Western Wall Rabbi’s Apology For Kippah Incident Does Little To Ease Religious Tensions

Western Wall Rabbi’s Apology For Kippah Incident Does Little To Ease Religious Tensions

Rabbi Rabinovitch and Women of the Wall trade barbs over woman who was sent away from the Kotel for wearing a kippah.

Rabbi Shmuel Rabinovitch, Rabbi of the Western Wall, apologized for the way ushers questioned and expelled Linda Siegel-Richman from the site for wearing a kippah, but expressed doubt as to whether the incident occurred and blamed Women of the Wall’s activism for the heightened tensions.

Siegel-Richman, who is studying at a Conservative yeshiva in Israel, was on her way to tuck notes written by her second graders in Colorado into the bricks of the Western Wall when she says guards surrounded her, asked why she was wearing a skullcap, and said “You don’t belong here.” They then escorted her to the taxi line outside the plaza.

“We are unaware of this incident and of Linda’s story, as are the police, and we hope it isn’t just another media event with no truth behind it,” Rabbi Rabinovitch said in a statement, YNet News reported. “If such an incident did take place, the Kotel ushers were wrong to prevent Linda from entering. The Western Wall is open to every man and woman. I would like to send my sincere apology and the ushers’ apology to Linda, and I hope she will come back and visit the Kotel soon.”

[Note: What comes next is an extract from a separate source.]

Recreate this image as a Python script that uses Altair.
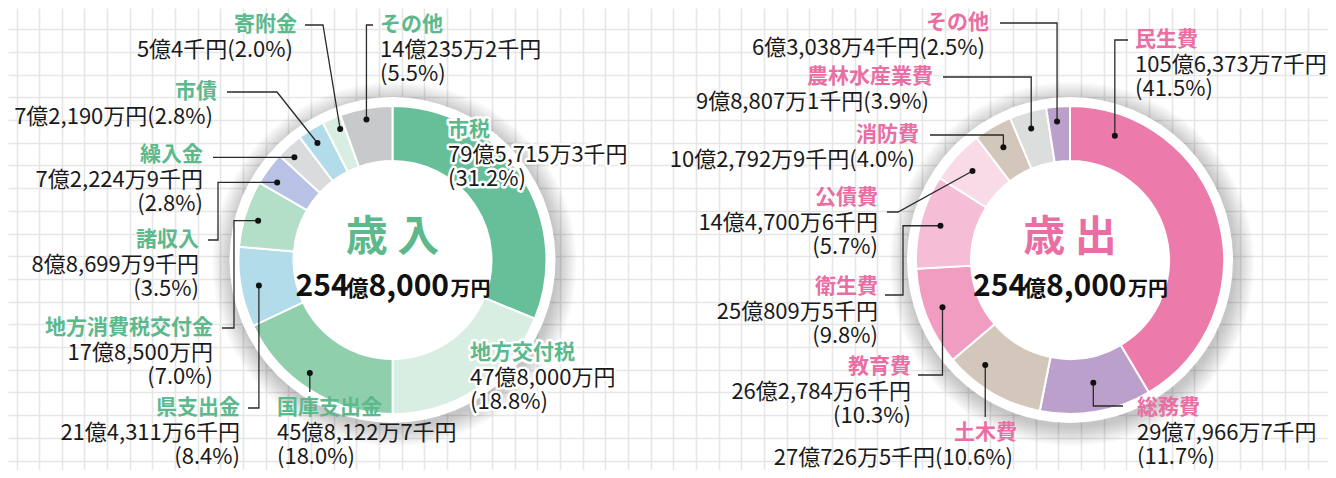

The statement continued, “Unfortunately, there has been a difficult atmosphere of suspicion and lack of faith in the Western Wall recently as a result of Women of the Wall’s loud struggle; an atmosphere that affects many worshippers, Linda among them.”

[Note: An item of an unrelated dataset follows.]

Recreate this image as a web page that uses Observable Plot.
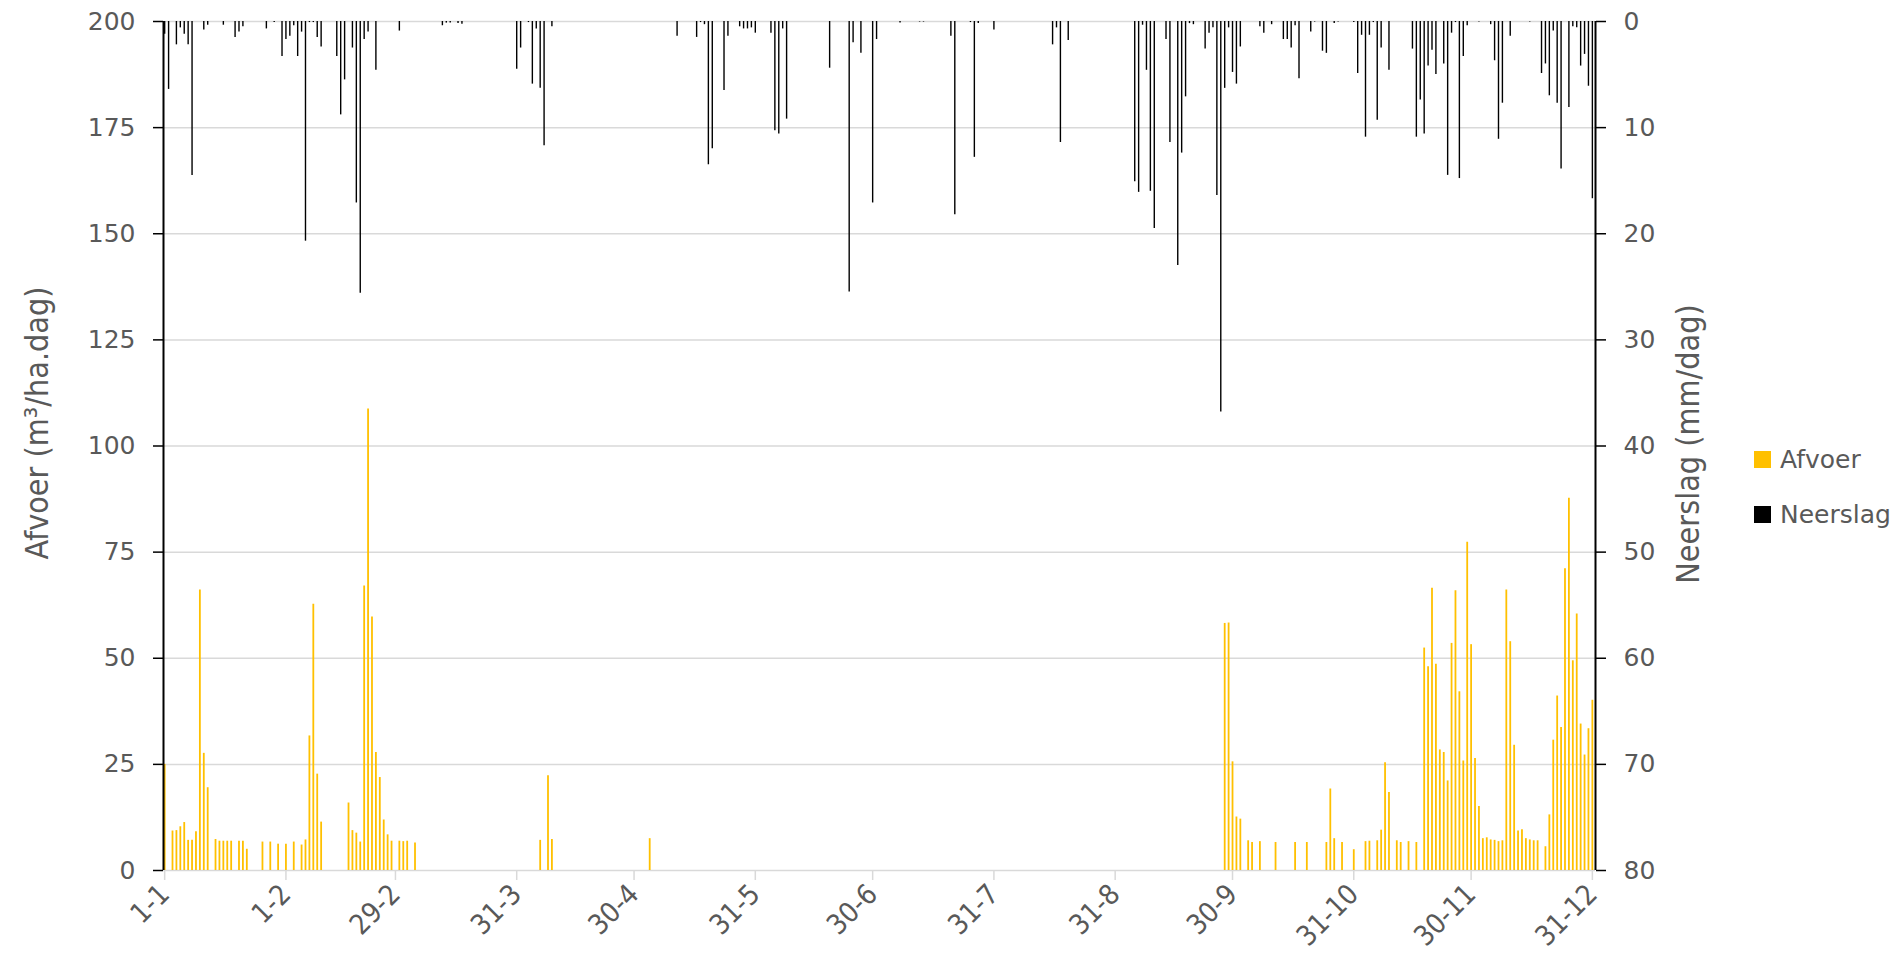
<!DOCTYPE html>
<html><head><meta charset="utf-8">
<script src="https://cdn.jsdelivr.net/npm/d3@7"></script>
<script src="https://cdn.jsdelivr.net/npm/@observablehq/plot@0.6"></script>
<style>
html,body{margin:0;padding:0;background:#fff;overflow:hidden;}
#chart{position:relative;width:1899px;height:962px;}
#chart svg{position:absolute;left:0;top:0;}
.ttl{position:absolute;font-family:"Liberation Sans Narrow","DejaVu Sans Condensed",sans-serif;font-size:32px;color:#595959;white-space:nowrap;transform:translate(-50%,-50%) rotate(-90deg);}
.leg{position:absolute;font-family:"DejaVu Sans",sans-serif;font-size:25px;color:#595959;display:flex;align-items:center;white-space:nowrap;}
.leg span.sw{display:inline-block;width:17px;height:17px;margin-right:9px;}
</style></head>
<body><div id="chart"></div>
<script>
// day index (0 = 1-1, 365 = 31-12) and value
const afvoer = [[0,25],[2,9.3],[3,9.4],[4,10.3],[5,11.3],[6,7.1],[7,7.1],[8,9.1],[9,66.1],[10,27.6],[11,19.5],[13,7.3],[14,6.9],[15,6.9],[16,6.9],[17,6.9],[19,6.9],[20,6.9],[21,5.0],[25,6.7],[27,6.7],[29,6.2],[31,6.2],[33,6.7],[35,6.0],[36,7.2],[37,31.7],[38,62.7],[39,22.7],[40,11.4],[47,15.9],[48,9.4],[49,8.8],[50,6.7],[51,67.0],[52,108.7],[53,59.7],[54,27.8],[55,21.9],[56,11.9],[57,8.4],[58,6.9],[60,6.9],[61,6.8],[62,6.9],[64,6.5],[96,7.1],[98,22.3],[99,7.3],[124,7.5],[271,58.2],[272,58.3],[273,25.6],[274,12.6],[275,12.1],[277,7.0],[278,6.6],[280,6.8],[284,6.6],[289,6.6],[292,6.6],[297,6.6],[298,19.2],[299,7.5],[301,6.6],[304,4.9],[307,6.8],[308,6.9],[310,7.0],[311,9.5],[312,25.4],[313,18.4],[315,7.0],[316,6.6],[318,6.8],[320,6.6],[322,52.4],[323,48.0],[324,66.5],[325,48.6],[326,28.4],[327,27.8],[328,21.1],[329,53.5],[330,65.9],[331,42.1],[332,25.8],[333,77.3],[334,53.2],[335,26.4],[336,15.1],[337,7.5],[338,7.7],[339,7.2],[340,7.1],[341,6.8],[342,7.0],[343,66.1],[344,53.9],[345,29.5],[346,9.3],[347,9.6],[348,7.5],[349,7.2],[350,7.0],[351,7.0],[353,5.6],[354,13.1],[355,30.7],[356,41.1],[357,33.7],[358,71.1],[359,87.7],[360,49.4],[361,60.4],[362,34.5],[363,27.2],[364,33.4],[365,40.1]];
const neerslag = [[0,1.2],[1,6.4],[3,2.2],[4,0.6],[5,1.2],[6,2.2],[7,14.5],[10,0.8],[11,0.35],[15,0.35],[18,1.5],[19,1.0],[20,0.5],[26,0.7],[28,0.1],[30,3.3],[31,1.7],[32,1.4],[33,0.4],[34,3.3],[35,1.0],[36,20.7],[37,0.1],[38,0.1],[39,1.5],[40,2.4],[44,3.3],[45,8.8],[46,5.5],[48,2.5],[49,17.1],[50,25.6],[51,1.7],[52,1.0],[54,4.6],[60,0.9],[71,0.4],[72,0.15],[73,0.15],[75,0.2],[76,0.25],[90,4.5],[91,2.5],[93,0.1],[94,5.9],[95,0.7],[96,6.3],[97,11.7],[99,0.5],[131,1.4],[136,1.5],[137,0.1],[138,0.3],[139,13.5],[140,12.0],[143,6.5],[144,1.4],[147,0.5],[148,0.7],[149,0.7],[150,0.6],[151,1.1],[155,1.1],[156,10.3],[157,10.6],[158,0.7],[159,9.2],[170,4.4],[175,25.5],[176,2.0],[178,3.0],[181,17.1],[182,1.7],[188,0.15],[193,0.05],[194,0.05],[201,1.4],[202,18.2],[206,0.1],[207,12.8],[208,0.2],[212,0.8],[227,2.2],[228,0.6],[229,11.4],[231,1.8],[248,15.1],[249,16.1],[250,0.35],[251,4.6],[252,16.0],[253,19.5],[256,1.7],[257,11.4],[259,23.0],[260,12.4],[261,7.1],[262,0.2],[263,0.3],[266,2.6],[267,1.1],[268,0.6],[269,16.4],[270,36.8],[271,6.3],[272,0.6],[273,4.8],[274,5.9],[275,2.4],[280,0.5],[281,1.1],[283,0.3],[286,1.7],[287,1.7],[288,2.5],[289,0.4],[290,5.4],[293,1.0],[294,0.05],[296,2.8],[297,3.0],[299,0.2],[300,0.05],[304,0.1],[305,4.9],[306,1.3],[307,10.9],[308,1.3],[309,0.1],[310,9.3],[311,2.5],[313,4.6],[319,2.6],[320,10.9],[321,7.4],[322,10.6],[323,4.2],[324,2.7],[325,5.0],[327,4.0],[328,14.5],[329,1.1],[330,0.1],[331,14.8],[332,3.3],[333,0.4],[336,0.05],[339,0.3],[340,3.7],[341,11.1],[342,7.7],[344,1.4],[349,0.05],[352,4.9],[353,4.0],[354,7.0],[355,0.9],[356,7.7],[357,13.9],[359,8.1],[360,0.5],[361,0.6],[362,4.2],[363,3.1],[364,6.1],[365,16.7]];
const xTickDays = [0,31,59,90,120,151,181,212,243,273,304,334,365];
const xTickLabels = ["1-1","1-2","29-2","31-3","30-4","31-5","30-6","31-7","31-8","30-9","31-10","30-11","31-12"];
const afvoerTicks = [0,25,50,75,100,125,150,175,200];
const neerslagTicks = [0,10,20,30,40,50,60,70,80];
const seriesNames = ["Afvoer","Neerslag"];
const seriesColors = ["#FFC000","#000000"];

const W=1899,H=962,mL=163,mR=304,mT=21,mB=92;
const xDomain=[-0.3,365.8];
const labelByDay=new Map(xTickDays.map((d,i)=>[d,xTickLabels[i]]));
const condensed='"Liberation Sans Narrow","DejaVu Sans Condensed",sans-serif';
const base={width:W,height:H,marginLeft:mL,marginRight:mR,marginTop:mT,marginBottom:mB,
  style:{background:"transparent",overflow:"visible"}};

const aData=afvoer.map(([d,v])=>({d,v}));
const nData=neerslag.map(([d,v])=>({d,v}));

const p1=Plot.plot({...base,
  x:{domain:xDomain,axis:null},
  y:{domain:[0,200],axis:null},
  marks:[
    Plot.gridY(afvoerTicks,{stroke:"#d9d9d9",strokeOpacity:1,strokeWidth:1.5}),
    Plot.ruleX(aData,{x:"d",y1:0,y2:"v",stroke:seriesColors[0],strokeWidth:1.8}),
    Plot.axisX(xTickDays,{anchor:"bottom",tickSize:10,stroke:"#d9d9d9",strokeWidth:1.5,tickRotate:-45,tickPadding:9,
      tickFormat:d=>labelByDay.get(d),fontSize:28,fontFamily:condensed,fill:"#595959",label:null}),
    Plot.axisY(afvoerTicks,{anchor:"left",tickSize:10,stroke:"#000",strokeWidth:1.5,tickPadding:18,
      fontSize:25,fontFamily:"DejaVu Sans",fill:"#595959",label:null}),
    Plot.ruleX([xDomain[0]],{stroke:"#000",strokeWidth:2})
  ]});

const p2=Plot.plot({...base,
  x:{domain:xDomain,axis:null},
  y:{domain:[0,80],reverse:true,axis:null},
  marks:[
    Plot.ruleX(nData,{x:"d",y1:0,y2:"v",stroke:seriesColors[1],strokeWidth:1.4}),
    Plot.axisY(neerslagTicks,{anchor:"right",tickSize:10,stroke:"#000",strokeWidth:1.5,tickPadding:18,
      fontSize:25,fontFamily:"DejaVu Sans",fill:"#595959",label:null}),
    Plot.ruleX([xDomain[1]],{stroke:"#000",strokeWidth:2})
  ]});

const chart=document.getElementById("chart");
chart.appendChild(p1);
chart.appendChild(p2);

function addDiv(cls,html,css){const el=document.createElement("div");el.className=cls;el.innerHTML=html;Object.assign(el.style,css);chart.appendChild(el);return el;}
addDiv("ttl","Afvoer (m³/ha.dag)",{left:"37px",top:"423px"});
addDiv("ttl","Neerslag (mm/dag)",{left:"1688px",top:"444px"});
seriesNames.forEach((n,i)=>{
  addDiv("leg",`<span class="sw" style="background:${seriesColors[i]}"></span>${n}`,{left:"1754px",top:(445+i*55)+"px",height:"28px"});
});
</script></body></html>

After years of arrests and interrogations of women wearing prayer shawls and tefillin at the Kotel, Judge Moshe Sobel ruled in 2013 that Women of the Wall do not disturb the public order or violate “local custom” with their monthly services, though charedi protesters continue to oppose them.

Women of the Wall expressed outrage at both the incident and Rabbi Rabinovitch’s response.

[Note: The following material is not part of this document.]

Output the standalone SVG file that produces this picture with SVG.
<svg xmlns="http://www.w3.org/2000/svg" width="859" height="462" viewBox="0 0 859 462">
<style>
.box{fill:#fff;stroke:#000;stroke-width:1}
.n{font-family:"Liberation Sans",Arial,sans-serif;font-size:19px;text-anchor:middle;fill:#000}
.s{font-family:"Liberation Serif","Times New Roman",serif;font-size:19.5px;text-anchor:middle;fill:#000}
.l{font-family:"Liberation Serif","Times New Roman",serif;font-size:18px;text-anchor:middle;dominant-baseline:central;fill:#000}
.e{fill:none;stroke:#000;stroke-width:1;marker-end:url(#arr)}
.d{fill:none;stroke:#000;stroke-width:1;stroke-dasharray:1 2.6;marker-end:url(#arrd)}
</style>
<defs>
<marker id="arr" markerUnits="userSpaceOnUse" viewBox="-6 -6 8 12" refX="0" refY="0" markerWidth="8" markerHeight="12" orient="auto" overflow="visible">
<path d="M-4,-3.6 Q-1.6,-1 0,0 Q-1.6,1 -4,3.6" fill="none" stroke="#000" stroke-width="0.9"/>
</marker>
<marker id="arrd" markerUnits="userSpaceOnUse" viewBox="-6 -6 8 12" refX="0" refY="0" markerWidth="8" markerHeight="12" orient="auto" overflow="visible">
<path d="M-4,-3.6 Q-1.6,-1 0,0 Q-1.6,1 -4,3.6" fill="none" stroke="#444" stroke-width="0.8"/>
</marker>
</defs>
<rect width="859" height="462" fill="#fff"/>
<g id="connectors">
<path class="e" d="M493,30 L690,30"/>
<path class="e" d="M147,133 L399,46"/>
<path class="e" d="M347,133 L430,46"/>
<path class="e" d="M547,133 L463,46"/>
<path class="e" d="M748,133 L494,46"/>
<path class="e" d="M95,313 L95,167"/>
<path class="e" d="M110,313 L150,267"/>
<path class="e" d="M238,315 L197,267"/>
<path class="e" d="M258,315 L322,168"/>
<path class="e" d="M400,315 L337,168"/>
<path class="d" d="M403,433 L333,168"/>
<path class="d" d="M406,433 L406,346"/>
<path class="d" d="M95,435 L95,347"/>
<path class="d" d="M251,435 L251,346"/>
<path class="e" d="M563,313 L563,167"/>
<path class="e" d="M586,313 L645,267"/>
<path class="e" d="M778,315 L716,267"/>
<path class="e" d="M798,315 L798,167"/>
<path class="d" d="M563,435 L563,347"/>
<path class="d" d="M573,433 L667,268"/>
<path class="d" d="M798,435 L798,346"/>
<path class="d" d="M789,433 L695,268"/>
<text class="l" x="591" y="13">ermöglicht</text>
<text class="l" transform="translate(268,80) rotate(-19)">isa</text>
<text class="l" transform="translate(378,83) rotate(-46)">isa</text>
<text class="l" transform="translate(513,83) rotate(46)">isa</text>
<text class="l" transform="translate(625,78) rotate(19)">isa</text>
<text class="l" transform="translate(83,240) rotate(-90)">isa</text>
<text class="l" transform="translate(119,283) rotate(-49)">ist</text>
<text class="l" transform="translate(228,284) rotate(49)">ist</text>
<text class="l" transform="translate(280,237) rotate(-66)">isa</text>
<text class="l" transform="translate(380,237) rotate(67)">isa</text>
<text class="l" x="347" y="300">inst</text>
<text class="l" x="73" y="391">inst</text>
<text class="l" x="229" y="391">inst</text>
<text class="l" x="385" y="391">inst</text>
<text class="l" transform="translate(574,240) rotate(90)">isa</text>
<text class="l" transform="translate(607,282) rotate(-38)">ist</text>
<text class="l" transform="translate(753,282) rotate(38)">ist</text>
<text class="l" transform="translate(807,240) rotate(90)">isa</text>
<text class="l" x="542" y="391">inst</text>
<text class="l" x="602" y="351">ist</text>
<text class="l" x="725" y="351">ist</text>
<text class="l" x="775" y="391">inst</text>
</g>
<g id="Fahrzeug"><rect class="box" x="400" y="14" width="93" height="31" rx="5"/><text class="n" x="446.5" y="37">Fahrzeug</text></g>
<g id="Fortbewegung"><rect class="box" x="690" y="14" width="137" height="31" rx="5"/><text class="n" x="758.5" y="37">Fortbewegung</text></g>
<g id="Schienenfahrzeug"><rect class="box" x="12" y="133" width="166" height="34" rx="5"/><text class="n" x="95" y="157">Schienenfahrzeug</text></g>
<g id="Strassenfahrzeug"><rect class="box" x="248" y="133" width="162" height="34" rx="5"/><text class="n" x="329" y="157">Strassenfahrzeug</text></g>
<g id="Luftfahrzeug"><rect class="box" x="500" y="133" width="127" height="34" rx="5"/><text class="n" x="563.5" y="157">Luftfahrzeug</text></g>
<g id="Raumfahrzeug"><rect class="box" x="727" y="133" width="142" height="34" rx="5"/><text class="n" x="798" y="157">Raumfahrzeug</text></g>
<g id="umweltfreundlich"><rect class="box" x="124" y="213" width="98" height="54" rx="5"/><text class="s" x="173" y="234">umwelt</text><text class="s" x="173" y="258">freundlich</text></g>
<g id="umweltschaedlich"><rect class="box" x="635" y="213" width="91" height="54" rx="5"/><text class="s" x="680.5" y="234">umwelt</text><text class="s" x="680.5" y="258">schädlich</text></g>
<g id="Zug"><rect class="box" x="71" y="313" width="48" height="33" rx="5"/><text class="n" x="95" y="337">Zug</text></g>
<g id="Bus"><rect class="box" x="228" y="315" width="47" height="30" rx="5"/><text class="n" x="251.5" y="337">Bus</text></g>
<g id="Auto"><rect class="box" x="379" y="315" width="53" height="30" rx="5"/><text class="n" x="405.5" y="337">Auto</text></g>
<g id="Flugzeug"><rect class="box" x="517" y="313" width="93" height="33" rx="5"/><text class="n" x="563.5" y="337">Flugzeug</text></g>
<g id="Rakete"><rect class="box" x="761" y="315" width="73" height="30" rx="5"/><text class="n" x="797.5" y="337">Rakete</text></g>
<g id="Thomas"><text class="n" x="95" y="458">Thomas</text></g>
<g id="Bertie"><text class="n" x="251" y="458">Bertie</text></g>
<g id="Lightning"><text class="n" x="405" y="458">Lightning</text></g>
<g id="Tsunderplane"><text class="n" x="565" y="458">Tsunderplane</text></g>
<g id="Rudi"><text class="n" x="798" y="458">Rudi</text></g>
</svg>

“This phenomenon of exclusion and discrimination again [of] women at the Kotel, in which female worshippers are harassed, offended and shamed, is the typical brand of Rabinowitz and his dedication to extremist-religious coercion,” they stated in a press release. “It is not surprising that Rabinowitz would blame the offensive and illegal behaviors of his staff on Women of the Wall and it would not surprise us if he blamed us for the government’s inability to pass a budget or for the chullent burning on Shabbat.”

This episode comes at the heels of Israeli religious minister David Azoulay’s remark that he does not consider Reform Jews to be Jewish and the rejection of a proposal to establish local conversion courts, a measure that would have loosened the Chief Rabbinate’s grip on religious affairs, further underscoring tensions among religious denominations in Israel.

“I can walk around anywhere with a kippah in the United States,” Siegel-Richman told YNet News, “but only in Israel I’m not allowed to do it freely?”